I ran quickly outside to the patio and grabbed a rake—I don’t have a clue why. I just knew I wanted it. I then propped open the patio door and banged on its window to direct the squirrel toward the way out, but it wouldn’t budge. Miss Muffie was now starting to lunge at the creature. I didn’t want her to kill the squirrel. I’m ashamed to admit it, but it wasn’t because of any animal protection issue. I didn’t want the rodent’s blood in my kitchen or worse on my oriental rug in my living room! I ran and opened the front door as well hoping the squirrel would see that as a route to freedom.
This was obviously a very stupid squirrel. It didn’t go anywhere near any of the doors. It scampered off through my dining room, into my living room knocking everything over in its path. Of course, my dog followed in hot pursuit, and I, with my rake in hand, chased the dog. We ran up the stairs; we ran down the stairs. Finally, the furry monster ran into our spare bedroom—more commonly known as the Barbie room. I grabbed the dog before she ran into the room, and I pulled her out briskly by her collar. The squirrel crouched in the corner and shook with fear. Personally, I think it was overwhelmed by the hot pink paint, the Barbie border, and the 1000 or so naked dolls strewn around the room. If I was that small, I know this room would frighten the hell out of me. Amazingly, I came to my senses and slammed the door shut trapping the rodent inside. Then I made plans.

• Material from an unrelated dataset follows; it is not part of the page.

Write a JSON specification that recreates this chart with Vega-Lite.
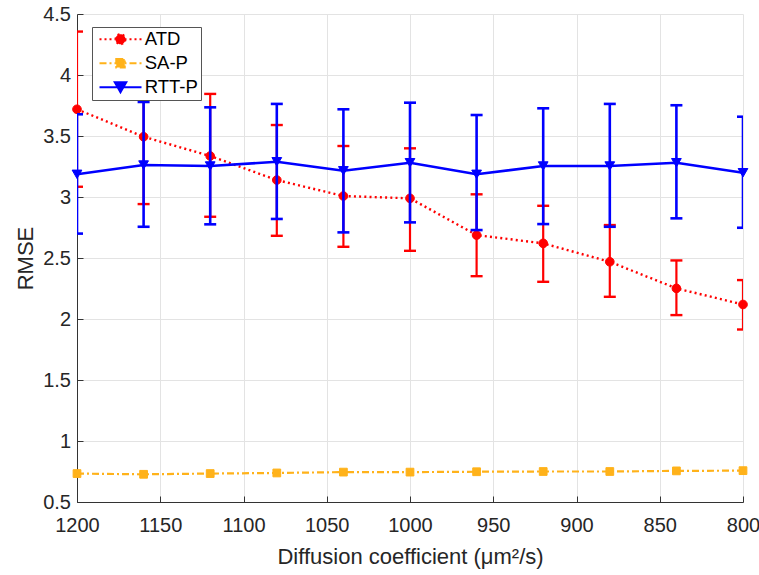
{
  "$schema": "https://vega.github.io/schema/vega-lite/v6.json",
  "width": 666,
  "height": 488,
  "autosize": {"type": "none"},
  "padding": {"left": 77, "top": 14, "right": 16, "bottom": 73},
  "background": "white",
  "config": {
    "font": "Liberation Sans",
    "view": {"stroke": null},
    "axis": {
      "gridColor": "#e3e3e3",
      "gridWidth": 1,
      "domainColor": "#333333",
      "domainWidth": 1,
      "tickColor": "#333333",
      "labelColor": "#262626",
      "titleColor": "#262626",
      "labelFontSize": 20,
      "titleFontSize": 22,
      "titleFontWeight": "normal"
    }
  },
  "data": {
    "values": [
      {"x": 1200, "series": "ATD", "mean": 3.719, "lo": 3.084, "hi": 4.356},
      {"x": 1160, "series": "ATD", "mean": 3.494, "lo": 2.942, "hi": 4.046},
      {"x": 1120, "series": "ATD", "mean": 3.336, "lo": 2.838, "hi": 3.845},
      {"x": 1080, "series": "ATD", "mean": 3.139, "lo": 2.682, "hi": 3.59},
      {"x": 1040, "series": "ATD", "mean": 3.008, "lo": 2.592, "hi": 3.418},
      {"x": 1000, "series": "ATD", "mean": 2.989, "lo": 2.559, "hi": 3.399},
      {"x": 960, "series": "ATD", "mean": 2.688, "lo": 2.351, "hi": 3.022},
      {"x": 920, "series": "ATD", "mean": 2.62, "lo": 2.305, "hi": 2.928},
      {"x": 880, "series": "ATD", "mean": 2.469, "lo": 2.182, "hi": 2.77},
      {"x": 840, "series": "ATD", "mean": 2.251, "lo": 2.032, "hi": 2.48},
      {"x": 800, "series": "ATD", "mean": 2.119, "lo": 1.914, "hi": 2.319},
      {"x": 1200, "series": "SA-P", "mean": 0.733},
      {"x": 1160, "series": "SA-P", "mean": 0.727},
      {"x": 1120, "series": "SA-P", "mean": 0.733},
      {"x": 1080, "series": "SA-P", "mean": 0.738},
      {"x": 1040, "series": "SA-P", "mean": 0.745},
      {"x": 1000, "series": "SA-P", "mean": 0.745},
      {"x": 960, "series": "SA-P", "mean": 0.748},
      {"x": 920, "series": "SA-P", "mean": 0.75},
      {"x": 880, "series": "SA-P", "mean": 0.75},
      {"x": 840, "series": "SA-P", "mean": 0.755},
      {"x": 800, "series": "SA-P", "mean": 0.757},
      {"x": 1200, "series": "RTT-P", "mean": 3.186, "lo": 2.7, "hi": 3.678},
      {"x": 1160, "series": "RTT-P", "mean": 3.262, "lo": 2.756, "hi": 3.779},
      {"x": 1120, "series": "RTT-P", "mean": 3.254, "lo": 2.776, "hi": 3.735},
      {"x": 1080, "series": "RTT-P", "mean": 3.289, "lo": 2.82, "hi": 3.763},
      {"x": 1040, "series": "RTT-P", "mean": 3.215, "lo": 2.71, "hi": 3.719},
      {"x": 1000, "series": "RTT-P", "mean": 3.281, "lo": 2.792, "hi": 3.773},
      {"x": 960, "series": "RTT-P", "mean": 3.186, "lo": 2.729, "hi": 3.672},
      {"x": 920, "series": "RTT-P", "mean": 3.254, "lo": 2.778, "hi": 3.727},
      {"x": 880, "series": "RTT-P", "mean": 3.254, "lo": 2.756, "hi": 3.763},
      {"x": 840, "series": "RTT-P", "mean": 3.281, "lo": 2.825, "hi": 3.752},
      {"x": 800, "series": "RTT-P", "mean": 3.199, "lo": 2.748, "hi": 3.658}
    ]
  },
  "encoding": {
    "x": {
      "field": "x",
      "type": "quantitative",
      "scale": {"domain": [800, 1200], "reverse": true, "nice": false, "zero": false},
      "axis": {
        "title": "Diffusion coefficient (μm²/s)",
        "values": [800, 850, 900, 950, 1000, 1050, 1100, 1150, 1200],
        "format": "d",
        "labelFlush": false,
        "labelOverlap": false,
        "grid": true,
        "tickSize": -6,
        "labelPadding": 19,
        "titleX": 333,
        "titleY": 61,
        "titleBaseline": "alphabetic"
      }
    },
    "y": {
      "field": "mean",
      "type": "quantitative",
      "title": "RMSE",
      "scale": {"domain": [0.5, 4.5], "nice": false, "zero": false},
      "axis": {
        "values": [0.5, 1, 1.5, 2, 2.5, 3, 3.5, 4, 4.5],
        "format": "~g",
        "grid": true,
        "tickSize": -6,
        "labelPadding": 12.5,
        "titleX": -52,
        "titleY": 244,
        "titleBaseline": "middle"
      }
    }
  },
  "layer": [
    {
      "transform": [{"filter": "datum.series === 'ATD'"}],
      "layer": [
        {
          "mark": {"type": "rule", "color": "#ff0000", "strokeWidth": 2.2, "clip": true},
          "encoding": {"y": {"field": "lo", "type": "quantitative", "title": "RMSE"}, "y2": {"field": "hi"}}
        },
        {
          "mark": {"type": "tick", "orient": "horizontal", "color": "#ff0000", "size": 12, "thickness": 2.4, "clip": true, "opacity": 1},
          "encoding": {"y": {"field": "lo", "type": "quantitative", "title": "RMSE"}}
        },
        {
          "mark": {"type": "tick", "orient": "horizontal", "color": "#ff0000", "size": 12, "thickness": 2.4, "clip": true, "opacity": 1},
          "encoding": {"y": {"field": "hi", "type": "quantitative", "title": "RMSE"}}
        },
        {
          "mark": {"type": "line", "color": "#ff0000", "strokeWidth": 2.4, "strokeDash": [2, 3.2]}
        },
        {
          "mark": {"type": "point", "filled": true, "shape": "circle", "size": 75, "color": "#ff0000", "stroke": "#ff0000", "strokeWidth": 1, "opacity": 1}
        }
      ]
    },
    {
      "transform": [{"filter": "datum.series === 'SA-P'"}],
      "layer": [
        {
          "mark": {"type": "line", "color": "#ffb21a", "strokeWidth": 2.2, "strokeDash": [7, 3, 2, 3]}
        },
        {
          "mark": {"type": "point", "filled": true, "shape": "square", "size": 60, "color": "#ffb21a", "stroke": "#ffb21a", "strokeWidth": 1, "opacity": 1}
        }
      ]
    },
    {
      "transform": [{"filter": "datum.series === 'RTT-P'"}],
      "layer": [
        {
          "mark": {"type": "rule", "color": "#0000ff", "strokeWidth": 2.6, "clip": true},
          "encoding": {"y": {"field": "lo", "type": "quantitative", "title": "RMSE"}, "y2": {"field": "hi"}}
        },
        {
          "mark": {"type": "tick", "orient": "horizontal", "color": "#0000ff", "size": 12, "thickness": 2.6, "clip": true, "opacity": 1},
          "encoding": {"y": {"field": "lo", "type": "quantitative", "title": "RMSE"}}
        },
        {
          "mark": {"type": "tick", "orient": "horizontal", "color": "#0000ff", "size": 12, "thickness": 2.6, "clip": true, "opacity": 1},
          "encoding": {"y": {"field": "hi", "type": "quantitative", "title": "RMSE"}}
        },
        {
          "mark": {"type": "line", "color": "#0000ff", "strokeWidth": 2.6}
        },
        {
          "mark": {"type": "point", "filled": true, "shape": "triangle-down", "size": 95, "color": "#0000ff", "stroke": "#0000ff", "strokeWidth": 1, "opacity": 1}
        }
      ]
    },
    {
      "transform": [{"filter": "false"}],
      "mark": {"type": "point", "filled": true, "opacity": 1, "size": 100, "strokeWidth": 2},
      "encoding": {
        "color": {
          "field": "series",
          "type": "nominal",
          "scale": {"domain": ["ATD", "SA-P", "RTT-P"], "range": ["#ff0000", "#ffb21a", "#0000ff"]},
          "legend": {
            "orient": "none",
            "legendX": 15,
            "legendY": 13,
            "title": null,
            "padding": 3,
            "strokeColor": "#555555",
            "fillColor": "#ffffff",
            "labelFontSize": 18.5,
            "labelColor": "#000000",
            "rowPadding": 5,
            "symbolSize": 100,
            "symbolStrokeWidth": 2,
            "symbolOffset": 16.25,
            "labelOffset": 15,
            "labelExpr": "datum.label + '\u00a0\u00a0'"
          }
        },
        "stroke": {
          "field": "series",
          "type": "nominal",
          "scale": {"domain": ["ATD", "SA-P", "RTT-P"], "range": ["#ff0000", "#ffb21a", "#0000ff"]},
          "legend": {"title": null}
        },
        "shape": {
          "field": "series",
          "type": "nominal",
          "scale": {
            "domain": ["ATD", "SA-P", "RTT-P"],
            "range": [
              "M-4.2,0H4.2M1,0A1,1,0,1,1,-1,0A1,1,0,1,1,1,0Z",
              "M-4.2,0H4.2M-0.85,-0.85H0.85V0.85H-0.85Z",
              "M-4.2,0H4.2M-1.15,-1H1.15L0,1Z"
            ]
          },
          "legend": {"title": null}
        },
        "strokeDash": {
          "field": "series",
          "type": "nominal",
          "scale": {"domain": ["ATD", "SA-P", "RTT-P"], "range": [[2, 3], [7, 3, 2, 3], [1, 0]]},
          "legend": {"title": null}
        }
      }
    }
  ]
}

I called my husband at work to calmly tell him of the situation. I thought I was doing pretty well. His voice mail came on and what I planned to say was,
“We have a squirrel in the house; what do you think is the correct procedure?”
What came out was:
“WHERE THE HELL ARE YOU? WHY AREN’T YOU EVER AT YOUR DAMN DESK? GET HOME NOW! THERE IS A HUGE RODENT IN THE BARBIE ROOM AND IT IS CHEWING THE HEADS OFF ALL THE FREAKING DOLLS!”
With that done, I hung up. I then tried his cell number. Voicemail again. So, I left another well thought out message. In the meantime, I called exterminator after exterminator. Very few handle squirrels. Finally, one nice guy answered the phone, and I said in a shaky voice,
“Help me. I have a squirrel trapped in my bedroom, please come now.”
The man must have sensed the panic in my voice. He took my address and told me he’d be there as soon as possible—in about an hour and a half.